Si les responsables du Forum ont voulu clore le débat sur ce sujet, ils préconisent le «maintien de la constitution en l’état». D’après le rapporteur général du Forum, Yed Isaï Angoran, la loi fondamentale a été acceptée par tous les partis politiques et «largement» approuvée par les citoyens, lors du référendum de juillet 2000. En fait, le Forum ne ferme pas la porte à un toilettage en réclamant la création d'un «comité de juristes» pour «harmoniser certaines dispositions en vue d'une meilleure compréhension de la loi fondamentale». Le mouvement d'Alassane Ouattara souhaitait, en effet, la modification du fameux article 35 de la constitution, qui avait permis l’exclusion de son leader de la dernière élection présidentielle.

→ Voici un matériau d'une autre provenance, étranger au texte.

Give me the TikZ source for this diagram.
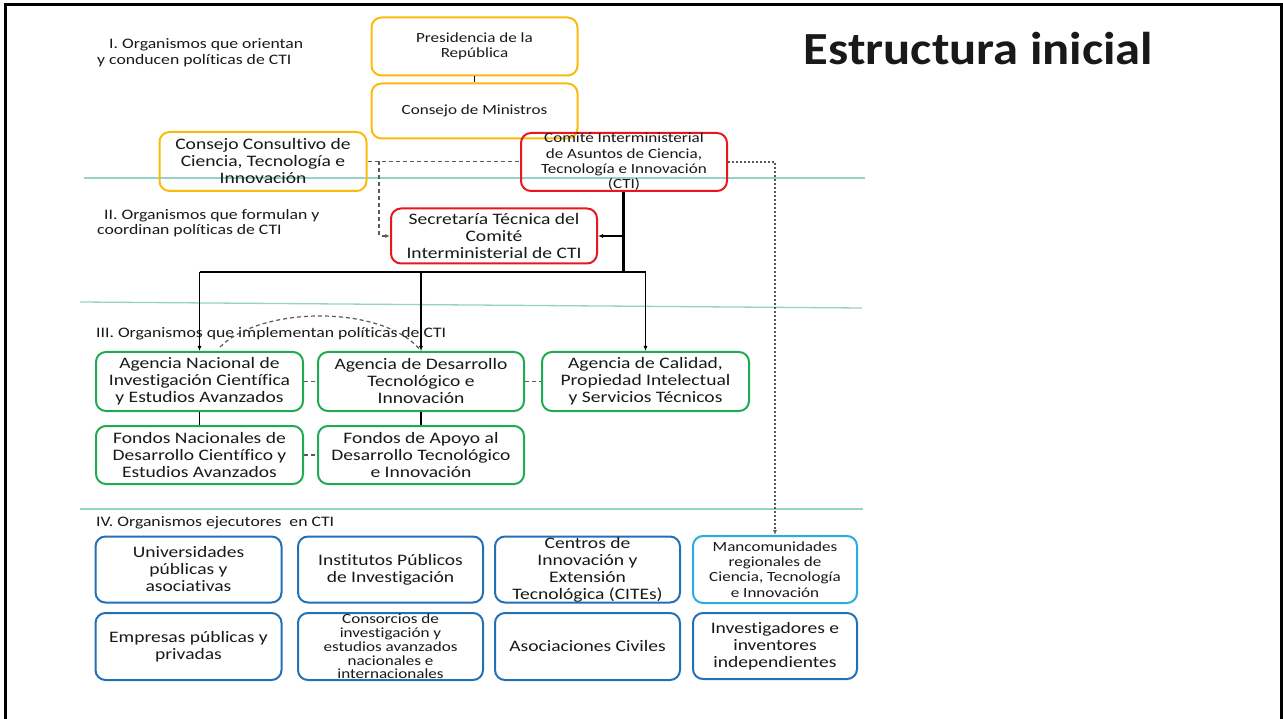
\documentclass[tikz,border=0pt]{standalone}
\usepackage{fontspec}
\setmainfont{Carlito}[FakeStretch=1.22, Ligatures=NoCommon]
\newfontfamily\titlefont{Carlito}[FakeStretch=1.1, Ligatures=NoCommon]
\usetikzlibrary{arrows.meta}
\definecolor{cyel}{RGB}{250,188,10}
\definecolor{cred}{RGB}{232,22,30}
\definecolor{cgrn}{RGB}{32,170,82}
\definecolor{cblu}{RGB}{36,112,180}
\definecolor{clbl}{RGB}{40,172,226}
\definecolor{cteal}{RGB}{150,210,200}
\definecolor{ctxt}{RGB}{25,25,25}
\definecolor{cdash}{RGB}{90,90,90}
\begin{document}
\begin{tikzpicture}[x=1pt,y=-1pt,
  bx/.style={draw, rounded corners=10pt, line width=2pt, inner sep=0pt, align=center, text=ctxt},
  fA/.style={font=\fontsize{16}{17}\selectfont},
  fB/.style={font=\fontsize{14}{15.3}\selectfont},
  fC/.style={font=\fontsize{14}{13.8}\selectfont},
  lab/.style={anchor=west, inner sep=0pt, text=ctxt, font=\fontsize{14.5}{15}\selectfont},
  sep/.style={draw=cteal, line width=1.3pt},
  conn/.style={line width=1.6pt, black},
  dsh/.style={line width=1.2pt, cdash, dash pattern=on 4pt off 3pt},
  dot/.style={line width=1.4pt, cdash, dash pattern=on 2pt off 2pt},
  tip/.style={-{Latex[length=5pt,width=4pt]}}
]
\useasboundingbox (0,0) rectangle (1283,719);
\fill[white] (0,0) rectangle (1283,719);
% frame
\draw[line width=3pt] (5.5,760) -- (5.5,4.5) -- (1281.5,4.5) -- (1281.5,760);
% separators
\draw[sep] (84,178) -- (865,178);
\draw[sep] (80,302) -- (862,308);
\draw[sep] (80,509) -- (863,509);
% title
\node[anchor=base, inner sep=0pt, text=ctxt, font=\titlefont\bfseries\fontsize{46}{50}\selectfont] (title) at (978.5,65) {Estructura inicial};
% labels
\node[lab] (l1a) at (109,45) {I. Organismos que orientan};
\node[lab] (l1b) at (97,61) {y conducen políticas de CTI};
\node[lab] (l2a) at (104,216) {II. Organismos que formulan y};
\node[lab] (l2b) at (97,231) {coordinan políticas de CTI};
\node[lab] (l3) at (96,334) {III. Organismos que implementan políticas de CTI};
\node[lab] (l4) at (96,523) {IV. Organismos ejecutores\ \ en CTI};
% level I
\node[bx, draw=cyel, fB, minimum width=206pt, minimum height=58pt] (pres) at (474.5,46.5) {Presidencia de la\\República};
\node[bx, draw=cyel, fB, minimum width=206pt, minimum height=55pt] (minis) at (474.5,111) {Consejo de Ministros};
\node[bx, draw=cyel, fA, minimum width=207pt, minimum height=59pt] (consul) at (263,161.5) {Consejo Consultivo de\\Ciencia, Tecnología e\\Innovación};
\node[bx, draw=cred, fB, minimum width=206pt, minimum height=58pt] (comite) at (624,162) {Comité Interministerial\\de Asuntos de Ciencia,\\Tecnología e Innovación\\(CTI)};
% level II
\node[bx, draw=cred, fA, minimum width=206pt, minimum height=55pt] (secre) at (494,236) {Secretaría Técnica del\\Comité\\Interministerial de CTI};
% level III
\node[bx, draw=cgrn, fA, minimum width=207pt, minimum height=59pt] (an) at (199.5,381.5) {Agencia Nacional de\\Investigación Científica\\y Estudios Avanzados};
\node[bx, draw=cgrn, fA, minimum width=206pt, minimum height=59pt] (ad) at (421,381.5) {Agencia de Desarrollo\\Tecnológico e\\Innovación};
\node[bx, draw=cgrn, fA, minimum width=207pt, minimum height=59pt] (ac) at (645.5,381.5) {Agencia de Calidad,\\Propiedad Intelectual\\y Servicios Técnicos};
\node[bx, draw=cgrn, fA, minimum width=207pt, minimum height=58pt] (fn) at (199.5,455) {Fondos Nacionales de\\Desarrollo Científico y\\Estudios Avanzados};
\node[bx, draw=cgrn, fA, minimum width=206pt, minimum height=58pt] (fa) at (421,455) {Fondos de Apoyo al\\Desarrollo Tecnológico\\e Innovación};
% level IV
\node[bx, draw=cblu, fA, minimum width=186pt, minimum height=66pt] (univ) at (188.5,569.5) {Universidades\\públicas y\\asociativas};
\node[bx, draw=cblu, fA, minimum width=185pt, minimum height=66pt] (inst) at (390.5,569.5) {Institutos Públicos\\de Investigación};
\node[bx, draw=cblu, fA, minimum width=185pt, minimum height=66pt] (cent) at (587.5,569.5) {Centros de\\Innovación y\\Extensión\\Tecnológica (CITEs)};
\node[bx, draw=clbl, fB, minimum width=164pt, minimum height=67pt] (manc) at (775,569.5) {Mancomunidades\\regionales de\\Ciencia, Tecnología\\e Innovación};
\node[bx, draw=cblu, fA, minimum width=186pt, minimum height=67pt] (empr) at (188.5,646.5) {Empresas públicas y\\privadas};
\node[bx, draw=cblu, fC, minimum width=185pt, minimum height=67pt] (cons) at (390.5,646.5) {Consorcios de\\investigación y\\estudios avanzados\\nacionales e\\internacionales};
\node[bx, draw=cblu, fA, minimum width=185pt, minimum height=67pt] (asoc) at (587.5,646.5) {Asociaciones Civiles};
\node[bx, draw=cblu, fA, minimum width=164pt, minimum height=66pt] (inve) at (775,646) {Investigadores e\\inventores\\independientes};
% connectors level I
\draw[conn] (pres.south) -- (minis.north);
\coordinate (dk) at (379,161.5);
\draw[dsh] (consul.east) -- (consul.east -| comite.west);
\draw[dsh, tip] (dk) |- (secre.west);
\draw[dot, tip] (comite.east) -| (manc.north);
% CTI trunk
\coordinate (hb) at (623.5,272);
\draw[line width=2.2pt] (comite.south -| hb) -- (hb);
\draw[conn, tip] (secre.east -| hb) -- (secre.east);
\draw[conn] (an.north |- hb) -- (ac.north |- hb);
\draw[conn, tip] (an.north |- hb) -- (an.north);
\draw[conn, tip] (ad.north |- hb) -- (ad.north);
\draw[conn, tip] (ac.north |- hb) -- (ac.north);
% level III links
\draw[conn] (an.south) -- (fn.north);
\draw[conn] (ad.south) -- (fa.north);
\draw[dsh] (an.east) -- (ad.west);
\draw[dsh] (ad.east) -- (ac.west);
\draw[dsh] (fn.east) -- (fa.west);
\coordinate (arcA) at (220,347);
\draw[dsh] (arcA) .. controls (262,305) and (385,305) .. (ad.north);
\end{tikzpicture}
\end{document}
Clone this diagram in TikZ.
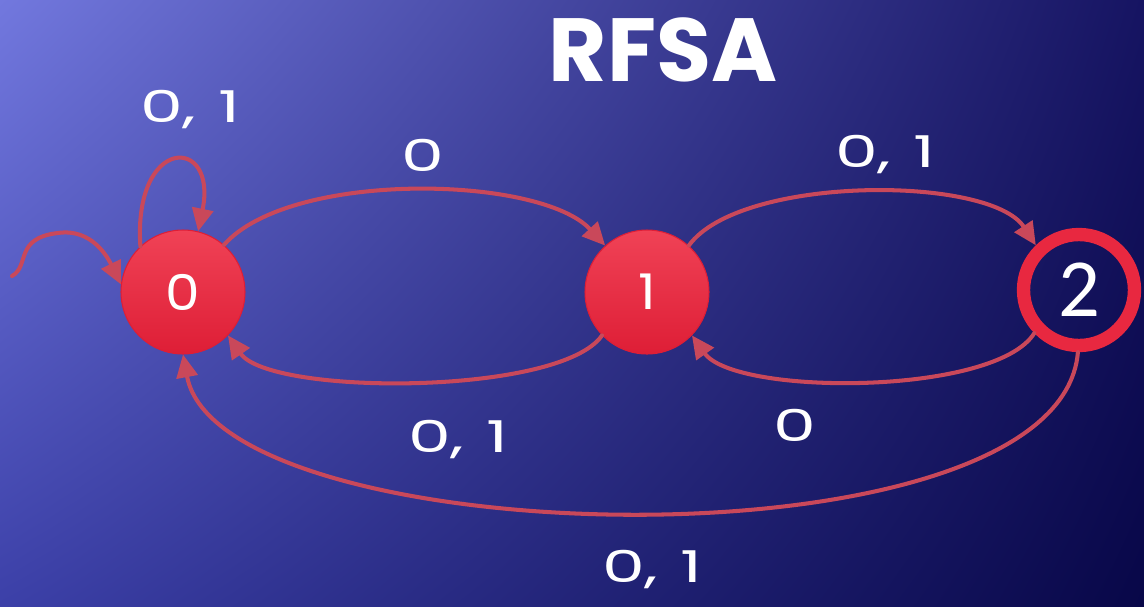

En revanche, le directoire du Forum se prononce clairement sur le processus électoral, entamé avec l'élection présidentielle du 22 octobre 2000, et contesté par plusieurs adversaires du président Gbagbo, lors des débats, en particulier par Alassane Ouattara. Dans la première de ses quatorze recommandations, le directoire souligne la nécessité de «l'acceptation par tous des résultats des différentes élections générales et la reconnaissance des pouvoirs publics ivoiriens issus de ces élections, en vue d'une meilleure stabilité» des «institutions républicaine et d'une paix sociale durable».

Le document final condamne, en outre, «dans le principe comme dans la forme», le coup d’Etat du 24 décembre 1999, qui avait amené au pouvoir le général Gueï et contraint à l’exil le successeur d’Houphouët-Boigny, Henri Konan Bédié. D’après le rapporteur, les dix mois de transition militaire ont «constitué pour tous une épreuve très dure sur le chemin de la construction de l’unité nationale» et «a engendré une catastrophe politique, économique et sociale».

Le directoire revient également sur le charnier de Yopougon, un quartier populaire où 57 corps avaient été retrouvés à la suite des affrontements des 25 et 26 octobre 2000, consécutifs à l'élection présidentielle. Alors que les gendarmes soupçonnés d'être impliqués dans cette affaire ont été acquittés par la justice militaire, le Forum réclame la réouverture de ce dossier hautement controversé, «à la lumière des faits nouveaux pour mieux situer les responsabilités et éclairer l'opinion publique». Il incite toutefois au pardon dans «un soucis de pacification des esprits» pour «toutes les infractions en relation étroite avec les événements (violences politiques) et de prendre conformément à la réglementation en vigueur des mesures d'amnistie, des mesures de grâce ou toute autre mesure propre à traduire dans les faits son pardon à ceux qui ont sollicité la clémence de la nation». Le Forum propose enfin une «révision du code de la nationalité» pour une «cohabitation harmonieuse» entre le communautés ivoiriennes et immigrées.

Reste maintenant à savoir ce que le chef de l’Etat ivoirien fera de ces recommandations, par nature non-contraignantes. Selon son entourage, le rapport final satisfait assez largement ses attentes, de même que les états majors des partis de ses adversaires, jusqu'ici quasi-unanimes pour saluer les propositions du directoire. En clair, c’est un Laurent Gbagbo comblé, après une visite privée jugée «réussie» dans la capitale française du 6 au 11 décembre, qui dévoilera ses positions lors de la clôture officielle du Forum, en début de semaine prochaine.